What questions does this raise for you about feminist organizing and resistance against/in/with the academy? About the limits and possibilities of feminist education in the University? 

My troubled reflections (for nov 21): I’m interested in putting these two actions–the Harvard students walking out and the UCDavis students silently and peacefully protesting–beside each other. Both actions are connected to Occupy Wall Street. In their letter, the Harvard students indicate that their action is in solidarity with OWS. And the UCDavis students adopted practices first used by OWS, including organizing through the human microphone. (Here’s one way that The Nation connects the UCDavis students with OWS: “One of the really good things about the Occupy Wall Street movement is that it is not a campus-based, student movement – it is a movement of “the 99 percent.” But campuses provide a special setting where tactics are tested and strategies are developed, and the students at UC Davis have set an amazing example – when the whole world is watching.”) What different strategies of troublemaking do these two groups of students draw upon?

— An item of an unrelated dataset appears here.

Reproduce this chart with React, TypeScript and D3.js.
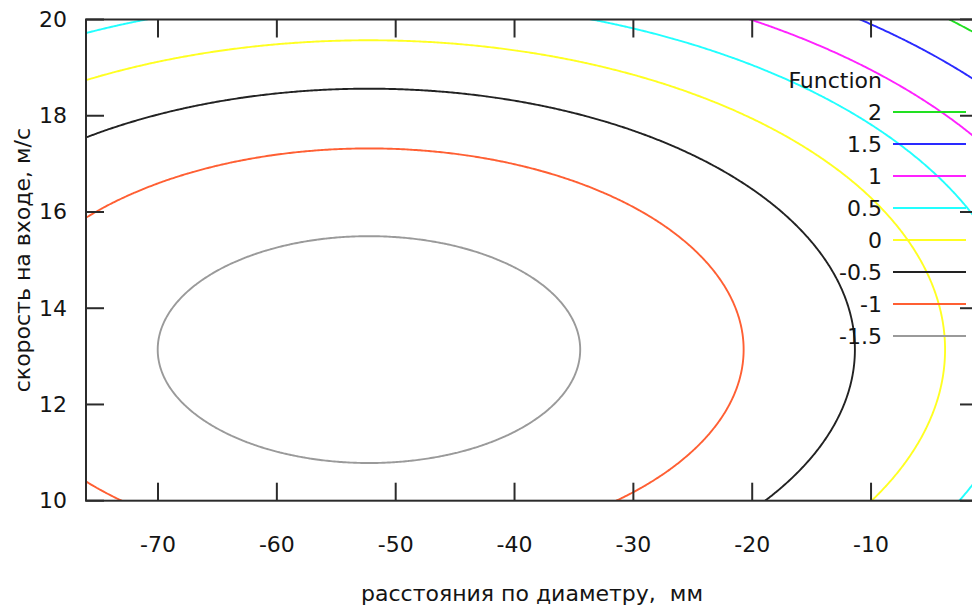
import React, { useMemo } from "react";
import * as d3 from "d3";

const WIDTH = 972;
const HEIGHT = 608;

// axes
const xDomain = [-76.06, -1.0];
const yDomain = [10, 20];
const xTicks = [-70, -60, -50, -40, -30, -20, -10];
const yTicks = [10, 12, 14, 16, 18, 20];
const xLabel = "расстояния по диаметру,  мм";
const yLabel = "скорость на входе, м/с";
const legendTitle = "Function";

// contour levels
const levels = [2, 1.5, 1, 0.5, 0, -0.5, -1, -1.5];
const levelLabels = ["2", "1.5", "1", "0.5", "0", "-0.5", "-1", "-1.5"];
const levelColors = ["#22e022", "#2a2aff", "#ff22ff", "#22ffff", "#ffff22", "#222222", "#ff5f33", "#9a9a9a"];

// quadratic response surface
const surfaceCenter = [-52.25, 13.14];
const surfaceCurvature = [7.374e-4, 0.04194];
const surfaceMinimum = -1.733;

const M = { left: 86, right: 978, top: 19.5, bottom: 500.7 };

export default function App() {
  const x = d3.scaleLinear().domain(xDomain).range([M.left, M.right]);
  const y = d3.scaleLinear().domain(yDomain).range([M.bottom, M.top]);

  const paths = useMemo(() => {
    const gx0 = -82, gx1 = 4, stepX = 0.15;
    const gy0 = 8.5, gy1 = 21.5, stepY = 0.025;
    const nx = Math.round((gx1 - gx0) / stepX) + 1;
    const ny = Math.round((gy1 - gy0) / stepY) + 1;
    const values = new Float64Array(nx * ny);
    for (let j = 0; j < ny; j++) {
      const yv = gy0 + j * stepY;
      for (let i = 0; i < nx; i++) {
        const xv = gx0 + i * stepX;
        values[j * nx + i] =
          surfaceMinimum +
          surfaceCurvature[0] * (xv - surfaceCenter[0]) ** 2 +
          surfaceCurvature[1] * (yv - surfaceCenter[1]) ** 2;
      }
    }
    const gen = d3.contours().size([nx, ny]).thresholds(levels);
    const projection = d3.geoTransform({
      point(px: number, py: number) {
        (this as any).stream.point(x(gx0 + (px - 0.5) * stepX), y(gy0 + (py - 0.5) * stepY));
      },
    });
    const path = d3.geoPath(projection);
    return levels.map((lv) => path(gen.contour(Array.from(values), lv) as any) || "");
  }, []);

  const legendX = 882;
  const sampleX0 = 893;
  const sampleX1 = 966;
  const rowY = (i: number) => 112 + i * 32;

  return (
    <svg
      width={WIDTH}
      height={HEIGHT}
      style={{ position: "absolute", left: 0, top: 0, background: "#fff" }}
      fontFamily="'DejaVu Sans', Verdana, sans-serif"
    >
      <defs>
        <clipPath id="plotClip">
          <rect x={M.left} y={M.top} width={M.right - M.left} height={M.bottom - M.top} />
        </clipPath>
      </defs>
      <rect x={0} y={0} width={WIDTH} height={HEIGHT} fill="#fff" />
      <g clipPath="url(#plotClip)">
        {paths.map((d, i) => (
          <path key={i} d={d} fill="none" stroke={levelColors[i]} strokeWidth={1.9} />
        ))}
      </g>

      {/* frame and ticks */}
      <g stroke="#2b2b2b" strokeWidth={2} fill="none">
        <rect x={M.left} y={M.top} width={M.right - M.left} height={M.bottom - M.top} />
        {xTicks.map((t) => (
          <g key={"xt" + t}>
            <line x1={x(t)} x2={x(t)} y1={M.bottom} y2={M.bottom - 18} />
            <line x1={x(t)} x2={x(t)} y1={M.top} y2={M.top + 18} />
          </g>
        ))}
        {yTicks.map((t) => (
          <g key={"yt" + t}>
            <line x1={M.left} x2={M.left + 18} y1={y(t)} y2={y(t)} />
            <line x1={M.right} x2={M.right - 18} y1={y(t)} y2={y(t)} />
          </g>
        ))}
      </g>

      {/* tick labels */}
      <g fontSize={22} fill="#141414">
        {xTicks.map((t) => (
          <text key={"xl" + t} x={x(t)} y={544} textAnchor="middle" dominantBaseline="central">
            {String(t)}
          </text>
        ))}
        {yTicks.map((t) => (
          <text key={"yl" + t} x={67} y={y(t)} textAnchor="end" dominantBaseline="central">
            {String(t)}
          </text>
        ))}
      </g>

      {/* axis labels */}
      <text x={(M.left + M.right) / 2} y={593} fontSize={22} textAnchor="middle" dominantBaseline="central" fill="#141414" style={{ whiteSpace: "pre" }}>
        {xLabel}
      </text>
      <text
        transform={`translate(22, ${(M.top + M.bottom) / 2}) rotate(-90)`}
        fontSize={22}
        textAnchor="middle"
        dominantBaseline="central"
        fill="#141414"
      >
        {yLabel}
      </text>

      {/* legend */}
      <text x={legendX} y={80} fontSize={22} textAnchor="end" dominantBaseline="central" fill="#141414">
        {legendTitle}
      </text>
      {levels.map((lv, i) => (
        <g key={"lg" + lv}>
          <text x={legendX} y={rowY(i)} fontSize={22} textAnchor="end" dominantBaseline="central" fill="#141414">
            {levelLabels[i]}
          </text>
          <line x1={sampleX0} x2={sampleX1} y1={rowY(i)} y2={rowY(i)} stroke={levelColors[i]} strokeWidth={1.9} />
        </g>
      ))}
    </svg>
  );
}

What are the limits and possibilities of these two sets of strategies? Which set of strategies might be ultimately more effective, more transformative, more long-lasting? While I do have my own opinions about which action I think may ultimately work better, I’m not interested in making a judgment here. Instead, I want to leave these 2 actions beside each other and spend a few days being curious about them and thinking through the various questions that they raise for me.